◆ Data provided
* Begin *
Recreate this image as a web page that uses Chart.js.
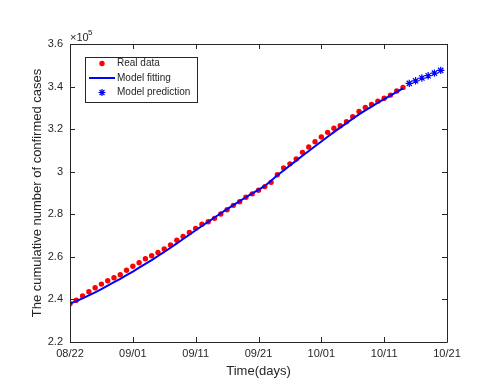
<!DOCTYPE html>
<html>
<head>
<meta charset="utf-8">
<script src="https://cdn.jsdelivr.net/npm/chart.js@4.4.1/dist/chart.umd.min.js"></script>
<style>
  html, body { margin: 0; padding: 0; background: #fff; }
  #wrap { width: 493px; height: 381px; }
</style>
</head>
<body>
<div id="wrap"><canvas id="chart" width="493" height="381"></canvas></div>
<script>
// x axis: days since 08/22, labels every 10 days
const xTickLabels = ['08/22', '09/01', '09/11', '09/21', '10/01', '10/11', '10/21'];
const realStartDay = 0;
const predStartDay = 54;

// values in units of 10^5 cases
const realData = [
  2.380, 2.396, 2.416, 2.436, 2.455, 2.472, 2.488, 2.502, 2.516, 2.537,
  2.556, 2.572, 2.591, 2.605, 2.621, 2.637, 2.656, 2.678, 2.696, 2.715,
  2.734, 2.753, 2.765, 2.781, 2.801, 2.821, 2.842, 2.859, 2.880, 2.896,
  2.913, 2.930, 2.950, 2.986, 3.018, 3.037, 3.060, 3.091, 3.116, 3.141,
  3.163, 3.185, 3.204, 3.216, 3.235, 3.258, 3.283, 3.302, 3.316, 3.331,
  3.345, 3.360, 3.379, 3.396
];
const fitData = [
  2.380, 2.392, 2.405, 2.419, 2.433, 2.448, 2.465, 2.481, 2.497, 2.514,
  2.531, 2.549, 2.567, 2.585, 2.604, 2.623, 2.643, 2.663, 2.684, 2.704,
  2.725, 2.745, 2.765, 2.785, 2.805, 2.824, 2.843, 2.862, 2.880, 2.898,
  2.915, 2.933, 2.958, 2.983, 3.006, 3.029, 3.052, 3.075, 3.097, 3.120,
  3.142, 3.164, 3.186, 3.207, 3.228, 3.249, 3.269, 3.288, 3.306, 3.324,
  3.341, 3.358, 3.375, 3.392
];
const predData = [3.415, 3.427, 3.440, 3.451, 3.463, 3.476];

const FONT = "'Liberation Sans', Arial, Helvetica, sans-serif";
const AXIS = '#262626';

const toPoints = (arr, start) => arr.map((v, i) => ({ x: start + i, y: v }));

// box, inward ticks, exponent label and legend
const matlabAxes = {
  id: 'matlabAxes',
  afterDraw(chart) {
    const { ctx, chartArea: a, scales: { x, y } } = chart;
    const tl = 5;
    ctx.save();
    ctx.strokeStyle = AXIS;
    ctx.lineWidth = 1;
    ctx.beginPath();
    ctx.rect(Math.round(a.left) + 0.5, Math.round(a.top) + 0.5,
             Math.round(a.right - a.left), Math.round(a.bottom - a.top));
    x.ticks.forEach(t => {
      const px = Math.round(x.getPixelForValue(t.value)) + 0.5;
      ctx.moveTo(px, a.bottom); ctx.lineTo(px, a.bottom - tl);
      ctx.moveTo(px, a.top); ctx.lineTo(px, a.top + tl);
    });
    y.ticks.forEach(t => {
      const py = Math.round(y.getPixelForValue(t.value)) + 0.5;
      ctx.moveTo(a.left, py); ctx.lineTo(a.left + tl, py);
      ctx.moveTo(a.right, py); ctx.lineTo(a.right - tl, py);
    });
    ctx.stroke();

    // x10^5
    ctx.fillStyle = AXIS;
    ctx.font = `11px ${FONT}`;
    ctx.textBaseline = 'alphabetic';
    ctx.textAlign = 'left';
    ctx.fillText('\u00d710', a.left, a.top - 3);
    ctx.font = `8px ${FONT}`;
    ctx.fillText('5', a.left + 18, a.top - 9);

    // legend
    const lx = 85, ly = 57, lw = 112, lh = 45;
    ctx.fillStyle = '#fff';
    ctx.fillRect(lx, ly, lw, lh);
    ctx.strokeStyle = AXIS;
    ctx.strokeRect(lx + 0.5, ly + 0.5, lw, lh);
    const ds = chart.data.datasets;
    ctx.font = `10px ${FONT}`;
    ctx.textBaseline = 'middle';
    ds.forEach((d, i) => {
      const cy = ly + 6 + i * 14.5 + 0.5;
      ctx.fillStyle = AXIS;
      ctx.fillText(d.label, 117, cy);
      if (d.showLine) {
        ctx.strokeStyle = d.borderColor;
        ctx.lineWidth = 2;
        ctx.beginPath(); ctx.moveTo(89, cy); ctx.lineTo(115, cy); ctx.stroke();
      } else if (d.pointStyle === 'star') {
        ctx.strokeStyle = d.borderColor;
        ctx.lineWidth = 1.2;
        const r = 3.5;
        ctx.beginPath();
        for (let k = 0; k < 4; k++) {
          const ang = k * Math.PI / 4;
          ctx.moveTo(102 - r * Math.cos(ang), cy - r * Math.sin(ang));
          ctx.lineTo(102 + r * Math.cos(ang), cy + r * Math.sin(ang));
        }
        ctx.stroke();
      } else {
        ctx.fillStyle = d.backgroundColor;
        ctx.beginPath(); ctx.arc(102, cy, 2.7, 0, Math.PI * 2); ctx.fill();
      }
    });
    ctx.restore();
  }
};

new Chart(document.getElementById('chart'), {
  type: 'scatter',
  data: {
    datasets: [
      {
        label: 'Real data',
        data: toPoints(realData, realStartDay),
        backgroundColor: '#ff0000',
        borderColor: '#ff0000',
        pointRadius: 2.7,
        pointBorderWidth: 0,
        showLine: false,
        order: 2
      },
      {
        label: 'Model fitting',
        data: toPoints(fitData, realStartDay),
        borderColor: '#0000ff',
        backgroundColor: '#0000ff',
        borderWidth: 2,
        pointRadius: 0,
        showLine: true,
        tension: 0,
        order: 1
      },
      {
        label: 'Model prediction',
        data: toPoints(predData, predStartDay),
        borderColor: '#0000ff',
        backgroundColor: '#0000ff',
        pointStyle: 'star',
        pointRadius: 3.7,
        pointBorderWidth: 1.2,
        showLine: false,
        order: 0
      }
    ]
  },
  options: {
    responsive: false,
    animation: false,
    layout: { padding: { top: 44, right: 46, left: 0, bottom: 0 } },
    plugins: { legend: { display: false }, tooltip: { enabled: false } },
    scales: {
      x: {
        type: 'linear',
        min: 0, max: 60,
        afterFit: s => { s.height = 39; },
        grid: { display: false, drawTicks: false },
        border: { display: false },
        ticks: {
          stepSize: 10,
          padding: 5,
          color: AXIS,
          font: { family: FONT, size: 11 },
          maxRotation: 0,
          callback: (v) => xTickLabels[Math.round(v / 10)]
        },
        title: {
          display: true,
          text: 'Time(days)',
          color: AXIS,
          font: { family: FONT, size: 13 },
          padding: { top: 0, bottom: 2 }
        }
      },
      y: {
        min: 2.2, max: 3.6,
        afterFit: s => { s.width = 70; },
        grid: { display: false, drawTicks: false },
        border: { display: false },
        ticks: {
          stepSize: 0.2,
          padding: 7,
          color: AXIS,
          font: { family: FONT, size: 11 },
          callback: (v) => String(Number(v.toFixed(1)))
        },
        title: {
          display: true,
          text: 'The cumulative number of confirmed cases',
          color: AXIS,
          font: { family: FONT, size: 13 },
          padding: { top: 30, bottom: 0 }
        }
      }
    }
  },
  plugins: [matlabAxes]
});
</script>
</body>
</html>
* End *
◆ To be done
Leave every image out, and retype the material exactly.

◆ Response to this exercise
Recreate this image as a web page that uses Chart.js.
<!DOCTYPE html>
<html>
<head>
<meta charset="utf-8">
<script src="https://cdn.jsdelivr.net/npm/chart.js@4.4.1/dist/chart.umd.min.js"></script>
<style>
  html, body { margin: 0; padding: 0; background: #fff; }
  #wrap { width: 493px; height: 381px; }
</style>
</head>
<body>
<div id="wrap"><canvas id="chart" width="493" height="381"></canvas></div>
<script>
// x axis: days since 08/22, labels every 10 days
const xTickLabels = ['08/22', '09/01', '09/11', '09/21', '10/01', '10/11', '10/21'];
const realStartDay = 0;
const predStartDay = 54;

// values in units of 10^5 cases
const realData = [
  2.380, 2.396, 2.416, 2.436, 2.455, 2.472, 2.488, 2.502, 2.516, 2.537,
  2.556, 2.572, 2.591, 2.605, 2.621, 2.637, 2.656, 2.678, 2.696, 2.715,
  2.734, 2.753, 2.765, 2.781, 2.801, 2.821, 2.842, 2.859, 2.880, 2.896,
  2.913, 2.930, 2.950, 2.986, 3.018, 3.037, 3.060, 3.091, 3.116, 3.141,
  3.163, 3.185, 3.204, 3.216, 3.235, 3.258, 3.283, 3.302, 3.316, 3.331,
  3.345, 3.360, 3.379, 3.396
];
const fitData = [
  2.380, 2.392, 2.405, 2.419, 2.433, 2.448, 2.465, 2.481, 2.497, 2.514,
  2.531, 2.549, 2.567, 2.585, 2.604, 2.623, 2.643, 2.663, 2.684, 2.704,
  2.725, 2.745, 2.765, 2.785, 2.805, 2.824, 2.843, 2.862, 2.880, 2.898,
  2.915, 2.933, 2.958, 2.983, 3.006, 3.029, 3.052, 3.075, 3.097, 3.120,
  3.142, 3.164, 3.186, 3.207, 3.228, 3.249, 3.269, 3.288, 3.306, 3.324,
  3.341, 3.358, 3.375, 3.392
];
const predData = [3.415, 3.427, 3.440, 3.451, 3.463, 3.476];

const FONT = "'Liberation Sans', Arial, Helvetica, sans-serif";
const AXIS = '#262626';

const toPoints = (arr, start) => arr.map((v, i) => ({ x: start + i, y: v }));

// box, inward ticks, exponent label and legend
const matlabAxes = {
  id: 'matlabAxes',
  afterDraw(chart) {
    const { ctx, chartArea: a, scales: { x, y } } = chart;
    const tl = 5;
    ctx.save();
    ctx.strokeStyle = AXIS;
    ctx.lineWidth = 1;
    ctx.beginPath();
    ctx.rect(Math.round(a.left) + 0.5, Math.round(a.top) + 0.5,
             Math.round(a.right - a.left), Math.round(a.bottom - a.top));
    x.ticks.forEach(t => {
      const px = Math.round(x.getPixelForValue(t.value)) + 0.5;
      ctx.moveTo(px, a.bottom); ctx.lineTo(px, a.bottom - tl);
      ctx.moveTo(px, a.top); ctx.lineTo(px, a.top + tl);
    });
    y.ticks.forEach(t => {
      const py = Math.round(y.getPixelForValue(t.value)) + 0.5;
      ctx.moveTo(a.left, py); ctx.lineTo(a.left + tl, py);
      ctx.moveTo(a.right, py); ctx.lineTo(a.right - tl, py);
    });
    ctx.stroke();

    // x10^5
    ctx.fillStyle = AXIS;
    ctx.font = `11px ${FONT}`;
    ctx.textBaseline = 'alphabetic';
    ctx.textAlign = 'left';
    ctx.fillText('\u00d710', a.left, a.top - 3);
    ctx.font = `8px ${FONT}`;
    ctx.fillText('5', a.left + 18, a.top - 9);

    // legend
    const lx = 85, ly = 57, lw = 112, lh = 45;
    ctx.fillStyle = '#fff';
    ctx.fillRect(lx, ly, lw, lh);
    ctx.strokeStyle = AXIS;
    ctx.strokeRect(lx + 0.5, ly + 0.5, lw, lh);
    const ds = chart.data.datasets;
    ctx.font = `10px ${FONT}`;
    ctx.textBaseline = 'middle';
    ds.forEach((d, i) => {
      const cy = ly + 6 + i * 14.5 + 0.5;
      ctx.fillStyle = AXIS;
      ctx.fillText(d.label, 117, cy);
      if (d.showLine) {
        ctx.strokeStyle = d.borderColor;
        ctx.lineWidth = 2;
        ctx.beginPath(); ctx.moveTo(89, cy); ctx.lineTo(115, cy); ctx.stroke();
      } else if (d.pointStyle === 'star') {
        ctx.strokeStyle = d.borderColor;
        ctx.lineWidth = 1.2;
        const r = 3.5;
        ctx.beginPath();
        for (let k = 0; k < 4; k++) {
          const ang = k * Math.PI / 4;
          ctx.moveTo(102 - r * Math.cos(ang), cy - r * Math.sin(ang));
          ctx.lineTo(102 + r * Math.cos(ang), cy + r * Math.sin(ang));
        }
        ctx.stroke();
      } else {
        ctx.fillStyle = d.backgroundColor;
        ctx.beginPath(); ctx.arc(102, cy, 2.7, 0, Math.PI * 2); ctx.fill();
      }
    });
    ctx.restore();
  }
};

new Chart(document.getElementById('chart'), {
  type: 'scatter',
  data: {
    datasets: [
      {
        label: 'Real data',
        data: toPoints(realData, realStartDay),
        backgroundColor: '#ff0000',
        borderColor: '#ff0000',
        pointRadius: 2.7,
        pointBorderWidth: 0,
        showLine: false,
        order: 2
      },
      {
        label: 'Model fitting',
        data: toPoints(fitData, realStartDay),
        borderColor: '#0000ff',
        backgroundColor: '#0000ff',
        borderWidth: 2,
        pointRadius: 0,
        showLine: true,
        tension: 0,
        order: 1
      },
      {
        label: 'Model prediction',
        data: toPoints(predData, predStartDay),
        borderColor: '#0000ff',
        backgroundColor: '#0000ff',
        pointStyle: 'star',
        pointRadius: 3.7,
        pointBorderWidth: 1.2,
        showLine: false,
        order: 0
      }
    ]
  },
  options: {
    responsive: false,
    animation: false,
    layout: { padding: { top: 44, right: 46, left: 0, bottom: 0 } },
    plugins: { legend: { display: false }, tooltip: { enabled: false } },
    scales: {
      x: {
        type: 'linear',
        min: 0, max: 60,
        afterFit: s => { s.height = 39; },
        grid: { display: false, drawTicks: false },
        border: { display: false },
        ticks: {
          stepSize: 10,
          padding: 5,
          color: AXIS,
          font: { family: FONT, size: 11 },
          maxRotation: 0,
          callback: (v) => xTickLabels[Math.round(v / 10)]
        },
        title: {
          display: true,
          text: 'Time(days)',
          color: AXIS,
          font: { family: FONT, size: 13 },
          padding: { top: 0, bottom: 2 }
        }
      },
      y: {
        min: 2.2, max: 3.6,
        afterFit: s => { s.width = 70; },
        grid: { display: false, drawTicks: false },
        border: { display: false },
        ticks: {
          stepSize: 0.2,
          padding: 7,
          color: AXIS,
          font: { family: FONT, size: 11 },
          callback: (v) => String(Number(v.toFixed(1)))
        },
        title: {
          display: true,
          text: 'The cumulative number of confirmed cases',
          color: AXIS,
          font: { family: FONT, size: 13 },
          padding: { top: 30, bottom: 0 }
        }
      }
    }
  },
  plugins: [matlabAxes]
});
</script>
</body>
</html>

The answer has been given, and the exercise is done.